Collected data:
^^^^

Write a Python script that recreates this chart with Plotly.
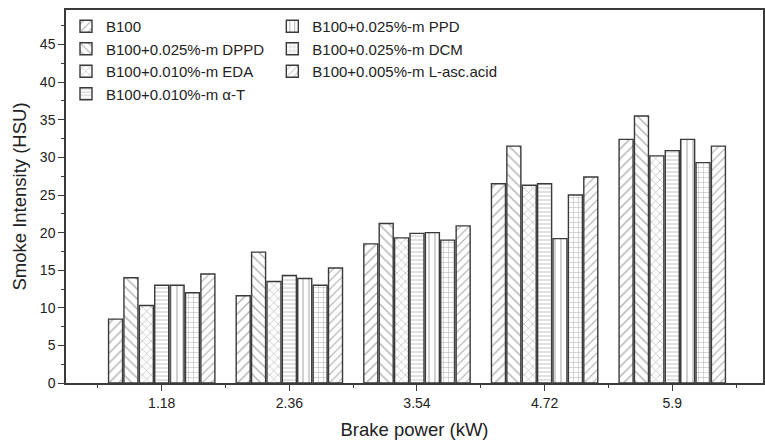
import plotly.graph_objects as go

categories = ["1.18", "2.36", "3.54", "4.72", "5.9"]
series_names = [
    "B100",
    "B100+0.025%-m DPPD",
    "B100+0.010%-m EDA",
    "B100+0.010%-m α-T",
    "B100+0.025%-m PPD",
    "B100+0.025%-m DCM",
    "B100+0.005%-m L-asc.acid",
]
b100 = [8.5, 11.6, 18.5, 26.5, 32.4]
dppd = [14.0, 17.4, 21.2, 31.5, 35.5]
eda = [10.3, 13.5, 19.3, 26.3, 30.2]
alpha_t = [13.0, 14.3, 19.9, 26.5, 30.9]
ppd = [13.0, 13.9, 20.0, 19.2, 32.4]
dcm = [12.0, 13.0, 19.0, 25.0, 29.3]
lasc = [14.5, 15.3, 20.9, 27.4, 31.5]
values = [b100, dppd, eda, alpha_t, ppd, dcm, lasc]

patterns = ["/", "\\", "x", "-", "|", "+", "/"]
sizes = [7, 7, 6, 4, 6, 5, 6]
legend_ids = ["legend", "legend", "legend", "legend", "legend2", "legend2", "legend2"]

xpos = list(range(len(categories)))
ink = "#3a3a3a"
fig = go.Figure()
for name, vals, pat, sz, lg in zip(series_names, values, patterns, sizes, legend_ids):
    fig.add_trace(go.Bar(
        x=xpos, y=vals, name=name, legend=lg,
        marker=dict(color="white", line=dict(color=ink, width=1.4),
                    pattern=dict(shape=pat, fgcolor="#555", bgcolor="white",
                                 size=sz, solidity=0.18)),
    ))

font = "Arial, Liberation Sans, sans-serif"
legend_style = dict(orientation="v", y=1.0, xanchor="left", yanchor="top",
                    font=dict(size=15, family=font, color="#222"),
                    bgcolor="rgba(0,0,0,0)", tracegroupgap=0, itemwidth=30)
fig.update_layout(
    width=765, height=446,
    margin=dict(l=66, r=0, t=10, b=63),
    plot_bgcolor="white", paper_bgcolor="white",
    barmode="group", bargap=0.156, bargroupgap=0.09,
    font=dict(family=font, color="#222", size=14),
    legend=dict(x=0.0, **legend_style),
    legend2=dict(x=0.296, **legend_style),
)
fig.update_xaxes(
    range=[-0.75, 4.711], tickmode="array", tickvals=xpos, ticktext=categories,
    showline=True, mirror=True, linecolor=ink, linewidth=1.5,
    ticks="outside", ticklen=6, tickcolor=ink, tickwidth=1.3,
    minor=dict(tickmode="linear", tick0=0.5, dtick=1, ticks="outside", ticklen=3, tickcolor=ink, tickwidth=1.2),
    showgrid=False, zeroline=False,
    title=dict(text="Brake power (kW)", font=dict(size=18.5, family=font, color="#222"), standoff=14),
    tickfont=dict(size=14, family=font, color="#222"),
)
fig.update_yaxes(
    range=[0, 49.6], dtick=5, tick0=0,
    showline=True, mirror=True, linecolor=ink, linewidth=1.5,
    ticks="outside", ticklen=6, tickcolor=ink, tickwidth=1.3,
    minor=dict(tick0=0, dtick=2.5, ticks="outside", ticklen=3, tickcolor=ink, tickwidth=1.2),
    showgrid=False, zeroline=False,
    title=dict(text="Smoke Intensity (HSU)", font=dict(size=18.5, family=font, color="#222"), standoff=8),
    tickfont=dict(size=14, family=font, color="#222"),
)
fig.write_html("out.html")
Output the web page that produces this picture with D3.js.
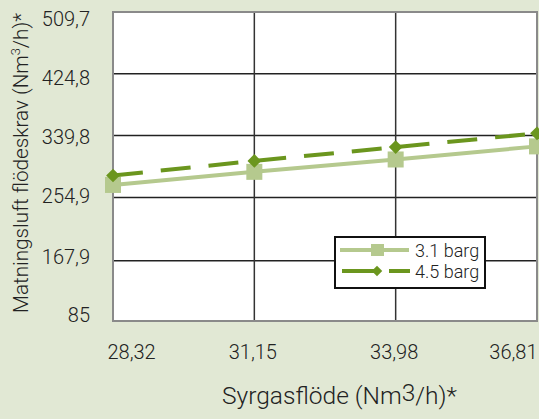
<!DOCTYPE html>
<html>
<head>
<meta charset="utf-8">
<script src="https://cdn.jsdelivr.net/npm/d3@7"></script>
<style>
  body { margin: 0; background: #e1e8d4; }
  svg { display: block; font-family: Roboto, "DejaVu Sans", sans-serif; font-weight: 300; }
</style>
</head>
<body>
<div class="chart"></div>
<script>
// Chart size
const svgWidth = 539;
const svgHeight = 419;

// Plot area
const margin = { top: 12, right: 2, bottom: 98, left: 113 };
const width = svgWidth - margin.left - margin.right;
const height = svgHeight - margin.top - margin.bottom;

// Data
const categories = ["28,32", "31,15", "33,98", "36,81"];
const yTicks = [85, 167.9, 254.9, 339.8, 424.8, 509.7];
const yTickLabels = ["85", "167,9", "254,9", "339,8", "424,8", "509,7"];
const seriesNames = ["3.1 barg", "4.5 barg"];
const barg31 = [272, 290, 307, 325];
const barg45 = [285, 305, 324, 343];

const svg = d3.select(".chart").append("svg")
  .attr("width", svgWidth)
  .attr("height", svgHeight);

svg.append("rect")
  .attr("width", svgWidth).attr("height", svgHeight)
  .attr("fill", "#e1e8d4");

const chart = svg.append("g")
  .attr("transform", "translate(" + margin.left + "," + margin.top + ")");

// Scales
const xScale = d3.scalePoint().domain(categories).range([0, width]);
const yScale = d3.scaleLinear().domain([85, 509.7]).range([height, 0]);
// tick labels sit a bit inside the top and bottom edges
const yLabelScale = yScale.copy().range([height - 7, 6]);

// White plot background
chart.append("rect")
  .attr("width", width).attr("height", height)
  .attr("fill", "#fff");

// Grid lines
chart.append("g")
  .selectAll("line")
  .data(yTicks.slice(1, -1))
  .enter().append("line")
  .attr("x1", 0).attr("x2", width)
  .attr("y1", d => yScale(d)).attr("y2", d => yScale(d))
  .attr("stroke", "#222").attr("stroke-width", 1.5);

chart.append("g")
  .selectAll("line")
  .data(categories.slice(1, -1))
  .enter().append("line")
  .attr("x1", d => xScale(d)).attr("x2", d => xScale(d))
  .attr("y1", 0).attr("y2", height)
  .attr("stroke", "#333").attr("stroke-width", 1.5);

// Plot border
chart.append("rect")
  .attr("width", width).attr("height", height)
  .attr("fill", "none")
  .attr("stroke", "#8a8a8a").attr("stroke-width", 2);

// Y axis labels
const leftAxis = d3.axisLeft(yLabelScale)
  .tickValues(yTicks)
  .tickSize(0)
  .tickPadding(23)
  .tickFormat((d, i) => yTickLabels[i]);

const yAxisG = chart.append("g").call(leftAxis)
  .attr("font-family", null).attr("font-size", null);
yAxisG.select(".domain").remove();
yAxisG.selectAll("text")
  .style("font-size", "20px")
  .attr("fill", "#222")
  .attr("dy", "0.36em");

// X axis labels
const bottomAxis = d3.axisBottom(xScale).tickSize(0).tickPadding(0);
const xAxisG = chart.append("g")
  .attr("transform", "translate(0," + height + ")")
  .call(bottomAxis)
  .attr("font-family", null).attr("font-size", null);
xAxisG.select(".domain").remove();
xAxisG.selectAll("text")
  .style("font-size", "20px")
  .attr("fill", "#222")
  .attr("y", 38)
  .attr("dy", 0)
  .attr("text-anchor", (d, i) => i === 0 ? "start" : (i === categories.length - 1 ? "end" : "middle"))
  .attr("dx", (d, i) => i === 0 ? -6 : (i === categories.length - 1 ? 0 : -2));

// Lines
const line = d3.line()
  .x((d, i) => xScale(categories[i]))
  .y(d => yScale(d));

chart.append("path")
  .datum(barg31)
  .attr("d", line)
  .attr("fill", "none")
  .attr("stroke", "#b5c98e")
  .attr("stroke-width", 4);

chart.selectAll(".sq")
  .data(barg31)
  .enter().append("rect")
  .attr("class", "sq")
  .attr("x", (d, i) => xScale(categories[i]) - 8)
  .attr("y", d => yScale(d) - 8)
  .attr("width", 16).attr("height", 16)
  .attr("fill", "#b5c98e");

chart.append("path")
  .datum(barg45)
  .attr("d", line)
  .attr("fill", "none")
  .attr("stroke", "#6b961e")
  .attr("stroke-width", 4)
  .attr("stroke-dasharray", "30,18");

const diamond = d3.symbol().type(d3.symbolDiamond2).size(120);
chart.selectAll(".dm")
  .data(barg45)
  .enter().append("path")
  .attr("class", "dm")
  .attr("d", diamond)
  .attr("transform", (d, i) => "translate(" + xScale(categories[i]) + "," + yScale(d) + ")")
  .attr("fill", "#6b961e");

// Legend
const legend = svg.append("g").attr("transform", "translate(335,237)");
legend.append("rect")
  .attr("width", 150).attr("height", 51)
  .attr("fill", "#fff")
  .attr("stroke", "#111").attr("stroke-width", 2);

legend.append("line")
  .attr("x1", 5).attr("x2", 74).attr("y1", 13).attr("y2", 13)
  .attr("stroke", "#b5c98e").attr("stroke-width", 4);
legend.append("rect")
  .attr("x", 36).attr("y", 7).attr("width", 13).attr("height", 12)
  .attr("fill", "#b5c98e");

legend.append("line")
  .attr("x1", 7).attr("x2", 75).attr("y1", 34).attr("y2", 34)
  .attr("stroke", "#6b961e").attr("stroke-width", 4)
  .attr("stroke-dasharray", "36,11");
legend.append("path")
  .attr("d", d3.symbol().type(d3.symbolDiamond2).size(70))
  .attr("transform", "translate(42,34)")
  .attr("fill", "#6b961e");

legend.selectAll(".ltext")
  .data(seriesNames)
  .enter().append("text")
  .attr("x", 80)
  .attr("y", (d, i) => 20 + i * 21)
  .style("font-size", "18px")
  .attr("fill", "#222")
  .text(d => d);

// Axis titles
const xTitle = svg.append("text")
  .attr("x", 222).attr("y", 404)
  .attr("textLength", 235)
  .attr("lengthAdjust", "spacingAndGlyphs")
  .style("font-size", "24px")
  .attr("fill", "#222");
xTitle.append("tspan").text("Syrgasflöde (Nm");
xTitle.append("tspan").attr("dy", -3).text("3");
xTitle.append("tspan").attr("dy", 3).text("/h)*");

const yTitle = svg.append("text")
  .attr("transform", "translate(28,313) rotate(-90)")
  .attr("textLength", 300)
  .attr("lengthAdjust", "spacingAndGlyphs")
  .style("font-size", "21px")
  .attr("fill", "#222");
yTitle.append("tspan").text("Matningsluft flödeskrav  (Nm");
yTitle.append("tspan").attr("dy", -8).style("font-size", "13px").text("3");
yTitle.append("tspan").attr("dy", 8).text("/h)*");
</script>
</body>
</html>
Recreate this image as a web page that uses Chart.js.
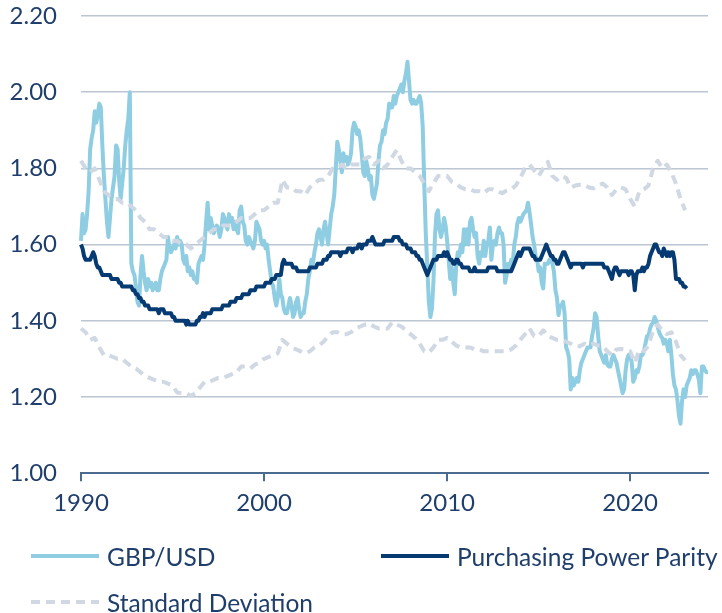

^^^^

What to work on: Up to and including the line containing "import plotly.graph_objects as go", quote each line of the entries above from the very first, please, exactly and without images.

Answer in full:
Write a Python script that recreates this chart with Plotly.
import plotly.graph_objects as go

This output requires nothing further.